Formula Pancakes
When Peanut was two days old we took her to her first doctor visit for a check up. I am breastfeeding so the doctor asked me if my milk had come in. I told her it hadn’t and she responded by telling me that I needed to supplement the baby with formula until my milk came in to make sure that she was getting enough nutrition and then proceeded to give us some cans of formula. And if you know anything about breastfeeding you know what a terrible idea that is. If you want your milk to come in faster you need the baby to nurse as much as possible. And it’s not like the baby is just drinking air until the milk comes in, they are drinking colostrum.
Anyways, Charles and I just looked at each other, said thanks, and left taking the formula with us. We knew that we would never use it but we couldn’t bring ourselves to throw it away (oh and we switched doctors….we can’t have a doctor that knows nothing about breastfeeding!!). So my aunt came up with this pancake recipe!
1 1/2 cups flour
1 3/4 t baking powder
3T sugar
whisk above dry ingredients and them mix seperately:
1 1/4 cup water with 3-4 scoops of formula
1 egg
Melt 3 T butter in the pan you will use to cook the pancakes. Whisk the melted butter into the formula and eggs. Add the wet ingredients to the dry ingredients and stir.
Make your pancakes!
Sweet Pea and I made them this morning and the were yummy!!







Bradley Class/Breast Milk
Have I told you lately that I am loving our Bradley Birthing Class?!?! It is awesome! This evening the class was all about breastfeeding, which is something I have become very passionate about since having Sweet Pea. During the class our conversation turned to the many uses of breast milk. If your baby has “sleepy eyes” wiping a few drops of breast milk over each eye can clear it right up! If your baby is starting to get a diaper rash wiping a few drops over the rash can help make it go away. Breast milk is amazing!
Another study our instructor told us about was a researcher took a cup of formula and a cup of breast milk. He introduced live staph bacteria to each cup. After four hours the researcher came back and checked the level of staph in each one. In the formula the staph bacteria had started to thrive. In the breast milk, the staph measured at half of what he put in there! After eight hours in the formula the staph was still flourishing. In the breast milk it was gone.
Every new thing I learn about breastfeeding and breast milk is amazing. I know to have a successful breastfeeding relationship with your baby it is important to have a wonderful support group around you. For me, I had a suppportive husband, family, and a great lactation consultant. I hope every new mother has the same opportunity I did. It’s worth it!
Breastfeeding Dilemma
My son, Sweet Pea, is now thirteen months old. Since he has been born I have had a real love/hate relationship with breastfeeding. I hated the late nights that only I could handle, I hated only being able to go out for two hours at a time, I hated that my husband could be gone the whole day. On the other hand I loved snuggling close to our baby and loving him in a way that no one else could and I loved our relationship the first year and how it was constantly changing. Quite the contradiction, huh?

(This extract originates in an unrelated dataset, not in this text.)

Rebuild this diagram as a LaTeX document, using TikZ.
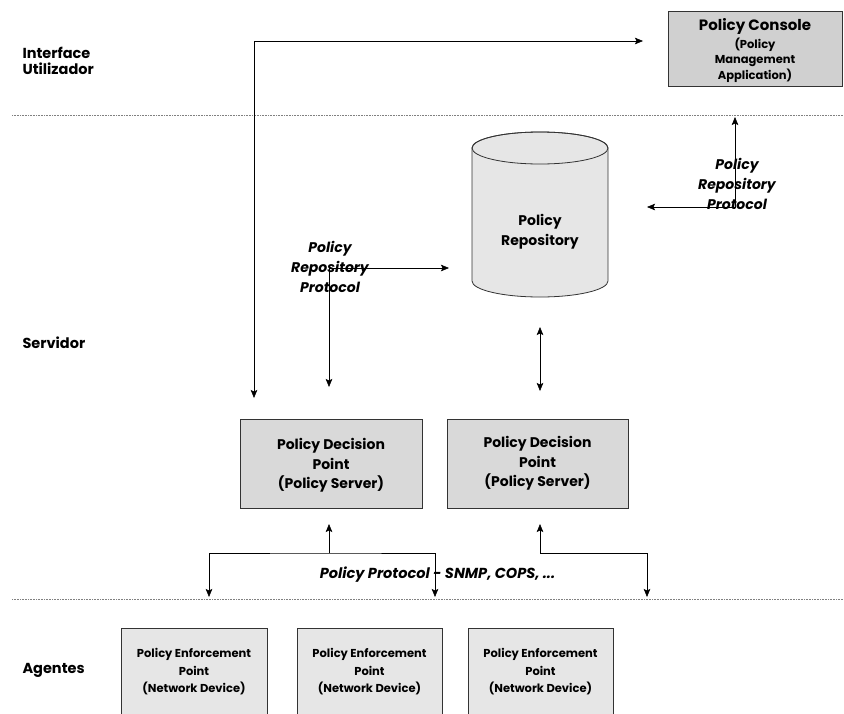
\documentclass[tikz,border=0pt]{standalone}
\usepackage{fontspec}
\setmainfont{Poppins}
\usetikzlibrary{arrows.meta}
\definecolor{consolefill}{HTML}{D0D0D0}
\definecolor{pdpfill}{HTML}{D9D9D9}
\definecolor{pepfill}{HTML}{E6E6E6}
\definecolor{cylfill}{HTML}{E6E6E6}
\definecolor{sepgray}{HTML}{808080}
\begin{document}
\begin{tikzpicture}[x=1pt,y=-1pt,
  box/.style={draw=black!80,line width=0.8pt,align=center,inner sep=0pt},
  pdpbox/.style={box,fill=pdpfill,minimum height=89pt,font=\bfseries\fontsize{14}{19.5}\selectfont},
  pepbox/.style={box,fill=pepfill,minimum height=88pt,font=\bfseries\fontsize{11.5}{17.5}\selectfont},
  arr/.style={line width=0.6pt,-{Stealth[length=8pt,width=6.5pt,inset=1.5pt]}},
  darr/.style={line width=0.6pt,{Stealth[length=8pt,width=6.5pt,inset=1.5pt]}-{Stealth[length=8pt,width=6.5pt,inset=1.5pt]}},
  sep/.style={sepgray,line width=0.6pt,dash pattern=on 1pt off 0.6pt},
  lane/.style={anchor=west,align=left,font=\bfseries\fontsize{14.5}{16}\selectfont},
  proto/.style={align=center,font=\bfseries\itshape\fontsize{14}{20}\selectfont}]
\useasboundingbox (0,0) rectangle (844,713);
\clip (0,0) rectangle (844,713);

% separators
\coordinate (s1a) at (12,115); \coordinate (s1b) at (844,115);
\coordinate (s2a) at (12,599); \coordinate (s2b) at (844,599);
\draw[sep] (s1a) -- (s1b);
\draw[sep] (s2a) -- (s2b);

% lane labels
\node[lane] (lui) at (19,61) {Interface\\Utilizador};
\node[lane] (lsrv) at (19,343) {Servidor};
\node[lane] (lag) at (19,670) {Agentes};

% console
\node[box,fill=consolefill,minimum width=174pt,minimum height=75pt,text depth=-2pt,
      font=\bfseries\fontsize{11.5}{15.5}\selectfont] (console) at (755,48.5)
  {{\fontsize{15}{18}\selectfont Policy Console}\\[2.5pt](Policy\\Management\\Application)};

% repository cylinder
\fill[cylfill,draw=black!80,line width=0.8pt] (472,148) -- (472,281)
  arc[start angle=180,end angle=360,x radius=68pt,y radius=16pt] -- (608,148)
  arc[start angle=0,end angle=180,x radius=68pt,y radius=16pt] -- cycle;
\draw[black!80,line width=0.8pt] (540,148) ellipse [x radius=68pt,y radius=16pt];
\node[align=center,font=\bfseries\fontsize{14}{20}\selectfont] (repo) at (540,232) {Policy\\Repository};

% PDPs
\node[pdpbox,minimum width=182pt,text depth=-4pt] (pdp1) at (331,463.5) {Policy Decision\\Point\\(Policy Server)};
\node[pdpbox,minimum width=181pt] (pdp2) at (537.5,463.5) {Policy Decision\\Point\\(Policy Server)};

% PEPs
\node[pepbox,minimum width=146pt] (pep1) at (194,672) {Policy Enforcement\\Point\\(Network Device)};
\node[pepbox,minimum width=145pt] (pep2) at (369.5,672) {Policy Enforcement\\Point\\(Network Device)};
\node[pepbox,minimum width=145pt] (pep3) at (540.5,672) {Policy Enforcement\\Point\\(Network Device)};

% protocol labels
\node[proto] (prp1) at (737,184) {Policy\\Repository\\Protocol};
\node[proto] (prp2) at (330,267) {Policy\\Repository\\Protocol};
\node[proto,font=\bfseries\itshape\fontsize{14.5}{18}\selectfont] (pp) at (437.5,575) {Policy Protocol - SNMP, COPS, ...};

% connector end points
\coordinate (c1) at (643,41);   \coordinate (c2) at (254,398);
\coordinate (r1) at (647,207);  \coordinate (r2) at (735,117);
\coordinate (l1) at (449,268);  \coordinate (l2) at (329,387);
\coordinate (v1) at (540,327);  \coordinate (v2) at (540,391);
\coordinate (u1) at (329,524);  \coordinate (j1) at (329,553);
\coordinate (d1) at (209,597);  \coordinate (d2) at (435,597);
\coordinate (u2) at (540,524);  \coordinate (j2) at (540,553);
\coordinate (d3) at (647,597);

\draw[darr] (c1) -| (c2);
\draw[darr] (r1) -| (r2);
\draw[darr] (l1) -| (l2);
\draw[darr] (v1) -- (v2);
\draw[arr] (j1) -- (u1);
\draw[darr] (d1) |- (j1) -| (d2);
\draw[darr] (u2) -- (j2) -| (d3);
\end{tikzpicture}
\end{document}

Anyways, I figured I would be jumping up and down with joy the day we finally stopping nursing. I would finally be free! So right after a year we started weaning. It felt a little strange to be denying my son the one thing that he wanted the most, but we pressed on and about a week ago he had his last feeding. I was crushed. I cried and was very emotional for a few days. It did not help that I could still feel milk coming in and my only desire was to pick up my son and snuggle in bed to watch him nurse. Day after day I felt myself regretting it. I talked to my husband about it and he reminded me that it wasn’t to late because I was still producing milk and we could just pick right back up if we wanted to. I thought and thought. I knew that if we started again I would be committing myself to another year or two of breastfeeding. Is that what I really wanted?
So this morning I thought to myself why not? Let’s give it a try. He may not even want it after a week. So I grabbed him up and snuggled with him on the bed just like we used to. He seemed a little confused at first and I could tell the wheels were turning in his little head. He knew this position was familiar, but why? All of a sudden he broke into a huge grin and leaned down and started nursing. It felt wonderful. It felt right. I guess our days of nursing are not quite over yet. We shall see. I do not know what will happen because he still only nursed the one time today. I will keep you posted and let you know what tomorrow brings.